I have a student with autism who loves comic books, especially DC and Marvel, and is often disinterested in the math I have to offer. In an activity to shop for clothes using a $200 gift card, 40% discount and 6% sales tax I gave this student a print out of comic books for his shopping – see photo below for part of what he was given. He immediately worked through the problem.
Scaffolding Percent Discount and Tax
This is a snippet of a handout that is a follow up to a previous percent activity that I posted. It walks students through the mathematical steps including subtracting the price. I found that the cutting part of the previous activity was effective but the steps were not as clear. This handout is an attempt to clarify the steps.

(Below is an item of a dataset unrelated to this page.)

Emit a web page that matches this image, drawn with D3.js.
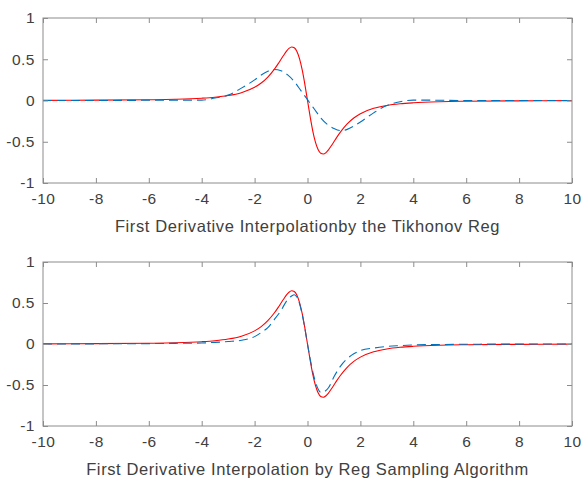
<!DOCTYPE html>
<html>
<head>
<meta charset="utf-8">
<script src="https://cdn.jsdelivr.net/npm/d3@7"></script>
<style>
  body { margin: 0; background: #fff; }
  svg { display: block; font-family: "Liberation Sans", Arial, Helvetica, sans-serif; }
</style>
</head>
<body>
<svg id="chart" width="582" height="478"></svg>
<script>
const xTicks = [-10, -8, -6, -4, -2, 0, 2, 4, 6, 8, 10];
const yTicks = [-1, -0.5, 0, 0.5, 1];

// exact first derivative (red, solid)
const exactX = [-10, -8, -6, -5, -4, -3.5, -3, -2.5, -2, -1.75, -1.5, -1.25, -1.1, -1, -0.9, -0.8, -0.7, -0.6, -0.5, -0.4, -0.3, -0.2, -0.1,
  0, 0.1, 0.2, 0.3, 0.4, 0.5, 0.6, 0.7, 0.8, 0.9, 1, 1.1, 1.25, 1.5, 1.75, 2, 2.5, 3, 3.5, 4, 5, 6, 8, 10];
const exactY = [0.002, 0.004, 0.009, 0.015, 0.028, 0.04, 0.06, 0.095, 0.16, 0.212, 0.284, 0.381, 0.45, 0.5, 0.549, 0.595, 0.631, 0.649, 0.64, 0.595, 0.505, 0.37, 0.196,
  0, -0.196, -0.37, -0.505, -0.595, -0.64, -0.649, -0.631, -0.595, -0.549, -0.5, -0.45, -0.381, -0.284, -0.212, -0.16, -0.095, -0.06, -0.04, -0.028, -0.015, -0.009, -0.004, -0.002];

// Tikhonov reg interpolation (blue, dashed) - top panel
const tikX = [-10, -8, -6, -5, -4, -3.5, -3, -2.5, -2, -1.75, -1.5, -1.25, -1, -0.75, -0.5, -0.25,
  0, 0.25, 0.5, 0.75, 1, 1.25, 1.5, 1.75, 2, 2.5, 3, 3.5, 4, 5, 6, 8, 10];
const tikY = [0, 0, 0.003, 0.005, 0.005, 0.03, 0.065, 0.15, 0.25, 0.31, 0.355, 0.375, 0.36, 0.31, 0.23, 0.12,
  0.01, -0.1, -0.21, -0.29, -0.34, -0.365, -0.35, -0.31, -0.26, -0.15, -0.06, -0.015, 0.005, 0.003, 0, 0, 0];

// reg sampling algorithm (blue, dashed) - bottom panel
const regX = [-10, -8, -6, -5, -4, -3.5, -3, -2.5, -2, -1.75, -1.5, -1.25, -1, -0.8, -0.6, -0.5, -0.4, -0.3, -0.2, -0.1,
  0, 0.1, 0.2, 0.3, 0.4, 0.5, 0.6, 0.8, 1, 1.25, 1.5, 1.75, 2, 2.5, 3, 3.5, 4, 5, 6, 8, 10];
const regY = [0, 0.002, 0.005, 0.008, 0.012, 0.02, 0.03, 0.045, 0.09, 0.14, 0.2, 0.3, 0.41, 0.52, 0.585, 0.6, 0.57, 0.49, 0.36, 0.19,
  0, -0.18, -0.34, -0.46, -0.55, -0.59, -0.585, -0.53, -0.4, -0.27, -0.18, -0.12, -0.08, -0.05, -0.03, -0.02, -0.012, -0.006, -0.003, -0.001, 0];

const panels = [
  { top: 18, height: 165, title: "First Derivative Interpolationby the Tikhonov Reg", bx: tikX, by: tikY },
  { top: 262, height: 164, title: "First Derivative Interpolation by Reg Sampling Algorithm", bx: regX, by: regY }
];

const svg = d3.select("#chart");
const left = 43, width = 529;
const axisColor = "#8c8c8c", textColor = "#404040";
// plain hyphen for negatives, like the original
const fmt = function(d) { return String(d); };

panels.forEach(function(p) {
  const g = svg.append("g").attr("transform", "translate(" + left + "," + p.top + ")");
  const x = d3.scaleLinear().domain([-10, 10]).range([0, width]);
  const y = d3.scaleLinear().domain([-1, 1]).range([p.height, 0]);

  const line = d3.line()
    .x(function(d) { return x(d[0]); })
    .y(function(d) { return y(d[1]); })
    .curve(d3.curveMonotoneX);

  g.append("path")
    .datum(d3.zip(exactX, exactY))
    .attr("d", line)
    .attr("fill", "none")
    .attr("stroke", "#ff0000")
    .attr("stroke-width", 1.1);

  g.append("path")
    .datum(d3.zip(p.bx, p.by))
    .attr("d", line)
    .attr("fill", "none")
    .attr("stroke", "#0072bd")
    .attr("stroke-width", 1.1)
    .attr("stroke-dasharray", "9,5");

  const bottom = g.append("g")
    .attr("transform", "translate(0," + p.height + ")")
    .call(d3.axisBottom(x).tickValues(xTicks).tickSize(-5).tickSizeOuter(0).tickPadding(10).tickFormat(fmt));
  const top = g.append("g")
    .call(d3.axisTop(x).tickValues(xTicks).tickSize(-5).tickSizeOuter(0).tickFormat(""));
  const leftAx = g.append("g")
    .call(d3.axisLeft(y).tickValues(yTicks).tickSize(-5).tickSizeOuter(0).tickPadding(8).tickFormat(fmt));
  const rightAx = g.append("g")
    .attr("transform", "translate(" + width + ",0)")
    .call(d3.axisRight(y).tickValues(yTicks).tickSize(-5).tickSizeOuter(0).tickFormat(""));

  [bottom, top, leftAx, rightAx].forEach(function(a) {
    a.select(".domain").remove();
    a.selectAll("line").attr("stroke", axisColor);
    a.selectAll("text").attr("fill", textColor).style("font-size", "15.5px")
      .style("letter-spacing", "0.5px")
      .style("font-family", "'Liberation Sans', Arial, Helvetica, sans-serif");
  });

  g.append("rect")
    .attr("x", 0).attr("y", 0)
    .attr("width", width).attr("height", p.height)
    .attr("fill", "none")
    .attr("stroke", axisColor)
    .attr("stroke-width", 1);

  g.append("text")
    .attr("x", width / 2)
    .attr("y", p.height + 49)
    .attr("text-anchor", "middle")
    .attr("fill", textColor)
    .style("font-size", "16.5px")
    .style("letter-spacing", "0.6px")
    .text(p.title);
});
</script>
</body>
</html>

What is surprising is how confused and challenged students are by simply computing the new price. Part of it is working memory and part of it, I believe, is learned behavior. Students are trained in math to simply follow steps without understanding the meaning of the steps. I ask them what the 6 represents in the problem above and many are unclear.

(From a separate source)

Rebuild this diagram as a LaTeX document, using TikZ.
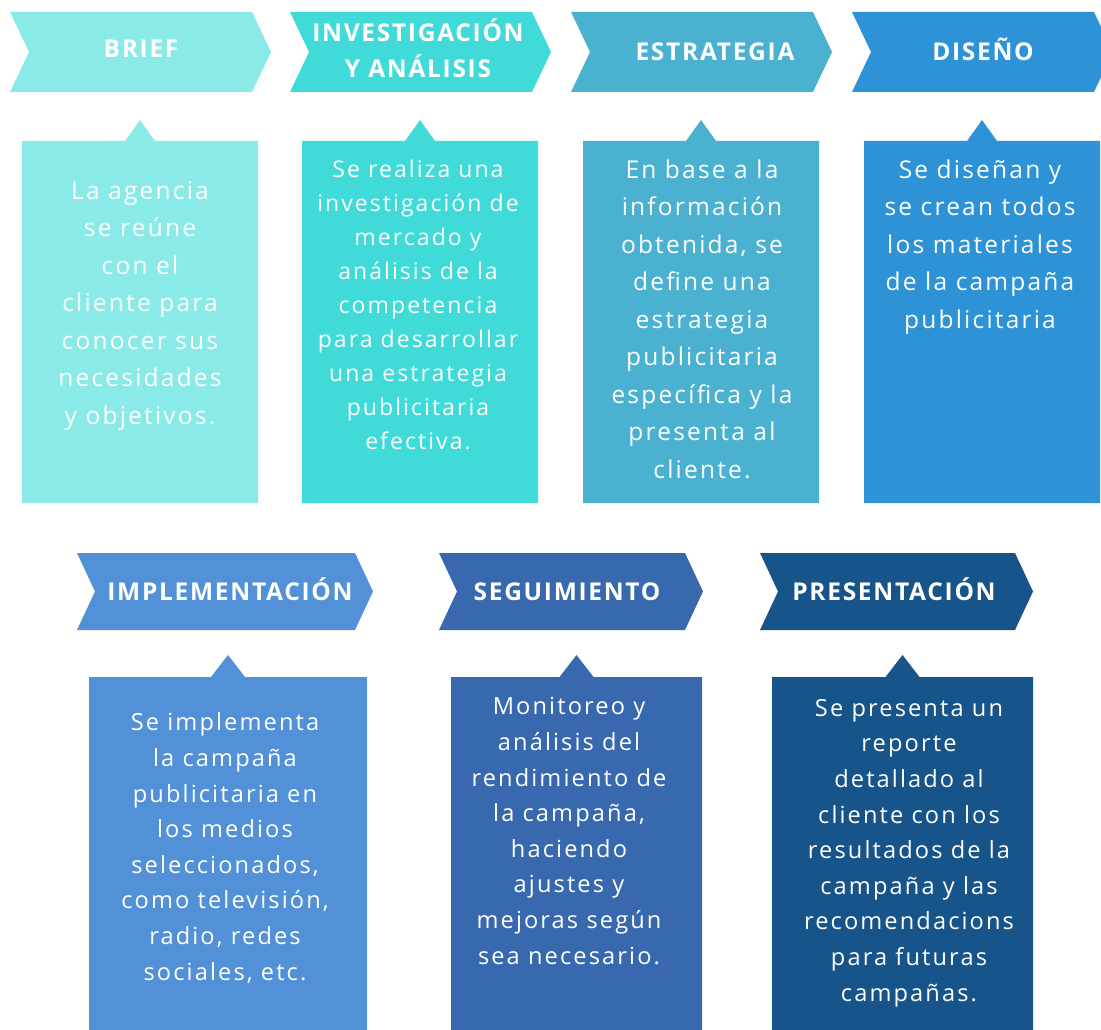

Here are the full handouts worked out by this student. The tax part of the first handout has the discount rate and not the tax rate listed – error. I corrected this after the lesson.
BTW, this student has autism and struggles to complete work in class. He took a long time to complete it. One problem is that he doesn’t have the personal experience and prior knowledge about discounts and taxes. To supplement this he would be given money and an item to buy and act out the actual purchase of the item to see how he pays less money.
Conceptual Understanding
I gave a student a pop quiz on percent change – find discount and tax – after she completed  independent practice on this objective. The student followed the steps very well, as you can see in the photo (I added the ink later) up to the very end. At that point she added the tax to 6 for a total cost of $9.36 – good deal for an $80 coat!

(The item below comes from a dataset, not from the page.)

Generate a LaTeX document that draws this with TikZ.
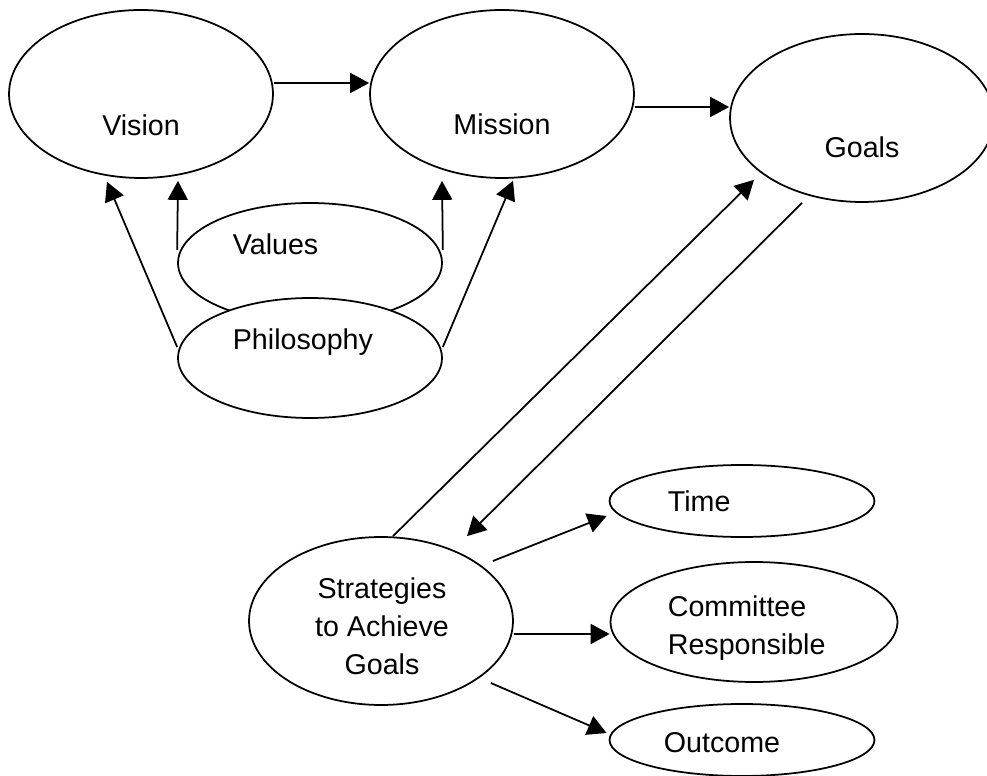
\documentclass[tikz,border=0pt]{standalone}
\usepackage{fontspec}
\setmainfont{Liberation Sans}
\usetikzlibrary{shapes, arrows.meta}

\begin{document}
\begin{tikzpicture}[x=0.02cm, y=-0.02cm, line width=1pt, >={Triangle[length=0.38cm,width=0.4cm]},
        bigoval/.style={ellipse, draw, fill=white, inner sep=0pt, minimum width=5.28cm, minimum height=3.36cm},
        midoval/.style={ellipse, draw, fill=white, inner sep=0pt, minimum width=5.28cm, minimum height=2.4cm},
        flatoval/.style={ellipse, draw, fill=white, inner sep=0pt, minimum width=5.3cm, minimum height=1.44cm},
        lbl/.style={font=\fontsize{16.3}{21.5}\selectfont, inner sep=0pt}]
        \clip (0,0) rectangle (987,776);

        \node at (141,94) [bigoval] (vision) {};
        \node at (141,136) [lbl, anchor=base] (vision_lbl) {Vision};

        \node at (502,94) [bigoval] (mission) {};
        \node at (502,135) [lbl, anchor=base] (mission_lbl) {Mission};

        \node at (862,118) [bigoval] (goals) {};
        \node at (862,158) [lbl, anchor=base] (goals_lbl) {Goals};

        \node at (310,263) [midoval] (values) {};
        \node at (232,255) [lbl, anchor=base west] (values_lbl) {Values};

        \node at (310,358) [midoval] (philosophy) {};
        \node at (232,350) [lbl, anchor=base west] (philosophy_lbl) {Philosophy};

        \node at (381,621) [bigoval] (strategies) {};
        \node at (382,626) [lbl, align=center] (strategies_lbl) {Strategies\\to Achieve\\Goals};

        \node at (742,501) [flatoval] (time) {};
        \node at (667,512) [lbl, anchor=base west] (time_lbl) {Time};

        \node at (754,622) [midoval, minimum width=5.74cm] (committee) {};
        \node at (667,628) [lbl, anchor=west, align=left] (committee_lbl) {Committee\\Responsible};

        \node at (742,740) [flatoval] (outcome) {};
        \node at (663,752) [lbl, anchor=base west] (outcome_lbl) {Outcome};

        \draw   ([yshift=0.22cm]vision.east)        edge[->]    ([yshift=0.22cm]mission.west)
                ([yshift=-0.26cm]mission.east)      edge[->]    ([yshift=0.22cm]goals.west)
                ([yshift=0.26cm]values.west)        edge[->]    ([xshift=0.74cm, yshift=-0.04cm]vision.south)
                ([yshift=0.26cm]values.east)        edge[->]    ([xshift=-1.2cm, yshift=-0.04cm]mission.south)
                ([yshift=0.22cm]philosophy.west)    edge[->]    ([xshift=-0.68cm, yshift=-0.06cm]vision.south)
                ([yshift=0.22cm]philosophy.east)    edge[->]    ([xshift=0.22cm, yshift=-0.04cm]mission.south)
                ([xshift=0.24cm]strategies.north)   edge[->]    ([xshift=-2.16cm, yshift=0.46cm]goals.south)
                ([xshift=-1.2cm]goals.south)        edge[->]    ([xshift=1.72cm]strategies.north)
                ([xshift=-0.42cm, yshift=1.2cm]strategies.east)     edge[->]    ([xshift=-0.04cm, yshift=-0.3cm]time.west)
                ([yshift=-0.26cm]strategies.east)                   edge[->]    ([yshift=-0.24cm]committee.west)
                ([xshift=-0.46cm, yshift=-1.24cm]strategies.east)   edge[->]    ([xshift=-0.04cm, yshift=0.14cm]outcome.west)
            ;
    \end{tikzpicture}
\end{document}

This is hardly uncommon if not typical in education both at the secondary and post-secondary level. The focus is largely on steps and not concept building. I asked her follow up questions (as opposed to telling her what to do to fix it) to flesh out the concept. “What did you do first and why?” “What does discount mean?” “What did you do here (pointing to the 6/100 part)?” “What do you pay the cashier?” She was confused because she wasn’t thinking real life situation but got caught in the weeds of the math steps.
What often happens is that students give up when pressed to think. I often have students tell me “can’t you just tell me the answer?” and “you’re the teacher, you’re supposed to teach me.” I respond “Yes, I can show you and I already taught you; now it’s your turn.”